The Biopolitical Failure
The Kashmiri Pandit exodus represents a total breakdown of this biopolitical contract. The Indian state, which is meant to be concerned with the prosperity, health, and longevity of its entire population , effectively abandoned the Pandits to their fate. Instead of “fostering life,” the state’s inaction “let die” a segment of its own citizenry. The memoir highlights the despair felt by Pandits at a nation that “mouths lofty platitudes but does little to protect its persecuted communities”.Political leaders and public intellectuals, who were meant to embody the secular, democratic values of the state, were accused of a “callousness” that made them turn away from the suffering of a community that did not constitute a political vote bank. The state’s selective application of its biopolitical apparatus—protecting some populations while failing to protect others—contradicts the “for each and all” aspect of Foucault’s model.
Weaponized Abdication
The explicit, brutal, and ethno-religious violence recounted in the memoir—killings, torture, rape—seems to contradict Foucault’s later emphasis on power as a subtle, disciplinary force that operates on “docile bodies”. The facts (incidents) presented in the memoir suggests that for the Kashmiri Pandits, the state reverted to a more primitive form of sovereign power—one that simply allows its subjects to be killed. However, this is not a simple failure of a system; it is the weaponization of state failure. Foucault’s model suggests a movement away from brutal sovereign power towards a more sophisticated biopolitical apparatus, but the Kashmir crisis demonstrates a deliberate, selective application of sovereign power. The state’s power was not simply absent; its absence was a political choice. The Indian state chose to abdicate its duty to protect a minority population, thereby allowing violence to occur. This is a calculated form of governance. The biopolitical apparatus, which is meant to be concerned with the well-being of the population as a whole and every individual within it, was deliberately withheld from the Kashmiri Pandits. This reveals a limitation of Foucault’s model when applied to ethno-national conflicts, as it shows that the power to “let die” can be a calculated form of governance, not just a remnant of a bygone era. It is a form of power that uses the suffering of one group as a means of political control or inaction in a broader conflict.

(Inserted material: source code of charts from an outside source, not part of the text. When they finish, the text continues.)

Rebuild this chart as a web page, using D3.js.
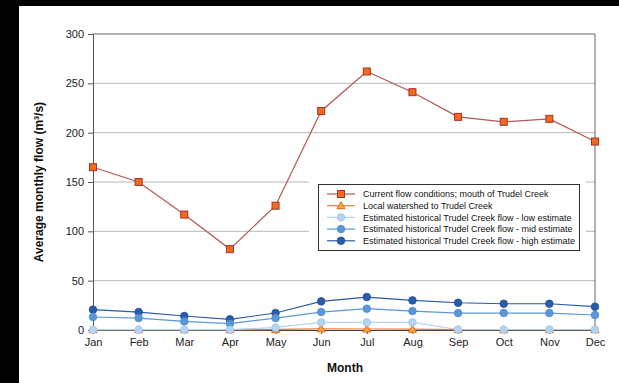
<!DOCTYPE html>
<html>
<head>
<meta charset="utf-8">
<script src="https://cdn.jsdelivr.net/npm/d3@7"></script>
<style>
  html, body { margin: 0; padding: 0; background: #000; }
  svg { display: block; }
</style>
</head>
<body>
<div id="chart"></div>
<script>
// data
const months = ["Jan", "Feb", "Mar", "Apr", "May", "Jun", "Jul", "Aug", "Sep", "Oct", "Nov", "Dec"];
const yTicks = [0, 50, 100, 150, 200, 250, 300];

const currentFlow = [165, 150, 117, 82, 126, 222, 262, 241, 216, 211, 214, 191];
const localWatershed = [0.3, 0.3, 0.3, 0.3, 0.6, 1.2, 1.0, 0.8, 0.3, 0.3, 0.3, 0.3];
const lowEstimate = [0.3, 0.3, 0.3, 0.3, 2.6, 7.7, 7.7, 7.7, 0.5, 0.5, 0.5, 0.5];
const midEstimate = [13.2, 12.1, 8.7, 6.4, 12.1, 18.2, 21.6, 19.2, 17.2, 17.2, 17.2, 15.2];
const highEstimate = [20.6, 18.2, 14.2, 10.8, 17.2, 29, 33.4, 30, 27.6, 26.6, 26.6, 23.6];

const series = [
  { name: "Current flow conditions; mouth of Trudel Creek", values: currentFlow,
    line: "#b05a58", fill: "#f26a1b", stroke: "#a8302a", shape: "square" },
  { name: "Local watershed to Trudel Creek", values: localWatershed,
    line: "#e8793a", fill: "#f9a83c", stroke: "#e0651c", shape: "triangle" },
  { name: "Estimated historical Trudel Creek flow - low estimate", values: lowEstimate,
    line: "#b4d3f0", fill: "#b4d3f0", stroke: "#a4c6ea", shape: "circle" },
  { name: "Estimated historical Trudel Creek flow - mid estimate", values: midEstimate,
    line: "#5b97d6", fill: "#5b97d6", stroke: "#4d8ace", shape: "circle" },
  { name: "Estimated historical Trudel Creek flow - high estimate", values: highEstimate,
    line: "#2a5ba8", fill: "#2a5ba8", stroke: "#234f99", shape: "circle" }
];

const W = 619, H = 383;
const margin = { top: 34, right: 24, bottom: 53, left: 93 };

const svg = d3.select("#chart").append("svg")
  .attr("width", W)
  .attr("height", H)
  .style("font-family", "Arial, 'Liberation Sans', sans-serif");

// black frame, white page
svg.append("rect").attr("width", W).attr("height", H).attr("fill", "#000");
svg.append("rect").attr("x", 19).attr("y", 6).attr("width", W - 19).attr("height", H - 6).attr("fill", "#fff");

const x = d3.scalePoint()
  .domain(months)
  .range([margin.left, W - margin.right]);

const y = d3.scaleLinear()
  .domain([0, 300])
  .range([H - margin.bottom, margin.top]);

// gridlines
svg.append("g")
  .selectAll("line")
  .data(yTicks.filter(d => d > 0 && d < 300))
  .join("line")
  .attr("x1", margin.left)
  .attr("x2", W - margin.right)
  .attr("y1", d => y(d))
  .attr("y2", d => y(d))
  .attr("stroke", "#b8b8b8")
  .attr("stroke-width", 1);

// frame top + right
svg.append("path")
  .attr("d", `M${margin.left},${y(300)}H${W - margin.right}V${y(0)}`)
  .attr("fill", "none")
  .attr("stroke", "#666")
  .attr("stroke-width", 1);

// axes
const yAxis = svg.append("g")
  .attr("transform", `translate(${margin.left},0)`)
  .call(d3.axisLeft(y).tickValues(yTicks).tickSize(5).tickPadding(4));
yAxis.select(".domain").attr("stroke", "#555");
yAxis.selectAll(".tick line").attr("stroke", "#555");
yAxis.selectAll("text").attr("font-size", 11).attr("fill", "#222");

const xAxis = svg.append("g")
  .attr("transform", `translate(0,${y(0)})`)
  .call(d3.axisBottom(x).tickSize(4).tickPadding(4));
xAxis.select(".domain").attr("stroke", "#444");
xAxis.selectAll(".tick line").attr("stroke", "#555");
xAxis.selectAll("text").attr("font-size", 11).attr("fill", "#222");

// axis titles
svg.append("text")
  .attr("transform", `translate(43,${(y(0) + y(300)) / 2}) rotate(-90)`)
  .attr("text-anchor", "middle")
  .attr("font-size", 12)
  .attr("font-weight", "bold")
  .attr("fill", "#111")
  .text("Average monthly flow (m³/s)");

svg.append("text")
  .attr("x", 345)
  .attr("y", 372)
  .attr("text-anchor", "middle")
  .attr("font-size", 12)
  .attr("font-weight", "bold")
  .attr("fill", "#111")
  .text("Month");

const line = d3.line()
  .x((d, i) => x(months[i]))
  .y(d => y(d));

function drawMarker(g, s, cx, cy) {
  if (s.shape === "square") {
    g.append("rect")
      .attr("x", cx - 3.5).attr("y", cy - 3.5).attr("width", 7).attr("height", 7)
      .attr("fill", s.fill).attr("stroke", s.stroke).attr("stroke-width", 1);
  } else if (s.shape === "triangle") {
    g.append("path")
      .attr("d", `M${cx},${cy - 4}L${cx + 4},${cy + 3}L${cx - 4},${cy + 3}Z`)
      .attr("fill", s.fill).attr("stroke", s.stroke).attr("stroke-width", 1);
  } else {
    g.append("circle")
      .attr("cx", cx).attr("cy", cy).attr("r", 3.8)
      .attr("fill", s.fill).attr("stroke", s.stroke).attr("stroke-width", 0.8);
  }
}

// draw series back to front so low values sit on top like the original
const drawOrder = [1, 4, 3, 2, 0];
drawOrder.forEach(idx => {
  const s = series[idx];
  const g = svg.append("g");
  g.append("path")
    .datum(s.values)
    .attr("fill", "none")
    .attr("stroke", s.line)
    .attr("stroke-width", 1.2)
    .attr("d", line);
  s.values.forEach((v, i) => drawMarker(g, s, x(months[i]), y(v)));
});

// legend
const lg = svg.append("g");
lg.append("rect")
  .attr("x", 309).attr("y", 176).attr("width", 277).attr("height", 84)
  .attr("fill", "#fff");
lg.append("rect")
  .attr("x", 318.5).attr("y", 184.5).attr("width", 261).attr("height", 66)
  .attr("fill", "#fff")
  .attr("stroke", "#333")
  .attr("stroke-width", 1);

series.forEach((s, i) => {
  const ly = 194 + i * 11.7;
  const g = lg.append("g");
  g.append("line")
    .attr("x1", 327).attr("x2", 355)
    .attr("y1", ly).attr("y2", ly)
    .attr("stroke", s.line).attr("stroke-width", 1.2);
  drawMarker(g, s, 341, ly);
  g.append("text")
    .attr("x", 363).attr("y", ly + 3.3)
    .attr("font-size", 9)
    .attr("fill", "#111")
    .text(s.name);
});
</script>
</body>
</html>
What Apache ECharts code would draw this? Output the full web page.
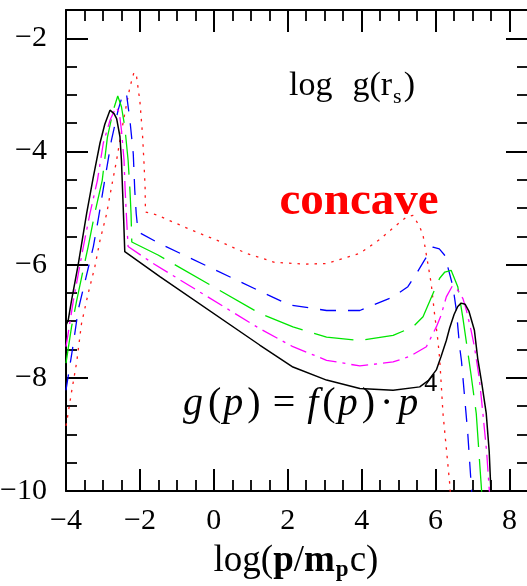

The Politics of Mourning: A Butlerian Analysis of Ungrievability
Rahul Pandita’s memoir provides a powerful illustration of Judith Butler’s concepts of precarity and grievability. The book demonstrates how the suffering of the Kashmiri Pandits was systematically rendered “ungrievable” by a dominant political and media discourse that sought to deny their experience. However, the conflict also reveals a limitation in Butler’s framework, suggesting that grievability is not just a political act of “framing” but can also be a pre-political condition rooted in deep-seated communal animus.
Defining Precarity and Grievability
Butler’s work defines precarity as a fundamental human condition of shared vulnerability and social dependence. This condition, she argues, should serve as the basis for a global ethics of solidarity. Grievability, in her framework, is the political recognition that a life matters and is worthy of being mourned in the event of its loss. According to Butler, political power structures and media narratives employ “framing” to render certain lives as “ungrievable,” effectively making them unworthy of empathy or protection. This derealization of loss justifies violence against a population and prevents it from being recognized as a human tragedy.
The Unacknowledged Loss
The Kashmiri Pandit experience aligns perfectly with Butler’s notion of ungrievability. Pandita’s memoir and the discourse surrounding it highlight the “various forms of outright denial, falsification and conspiracy theories” that were used to dismiss the Pandit exodus. Critics of the memoir questioned the author’s memory and accused him of fabricating historical events, such as the slogan “Assi gacchi panu’nuy Pakistan, batav rostuy, bataenein saan” (we want our Pakistan, without Pandit men, but with their women). This denial was a political act aimed at absolving Kashmiri Muslims of “collective guilt” and framing the exodus as something other than a violent ethnic cleansing. The public sphere was thus “created on the condition that certain images do not appear… certain names of the dead are not utterable, certain losses are not avowed as losses, and violence is derealized and diffused”. The very act of writing Our Moon Has Blood Clots is a direct form of resistance to this framing. The memoir is a “bold attempt at countering propaganda with truth” and forcing a derealized loss back into public view. By providing a personal and detailed account of the tragedy, Pandita’s book becomes an act of political mourning, demanding that the grievability of his community be recognized and that their suffering be acknowledged as a legitimate human tragedy.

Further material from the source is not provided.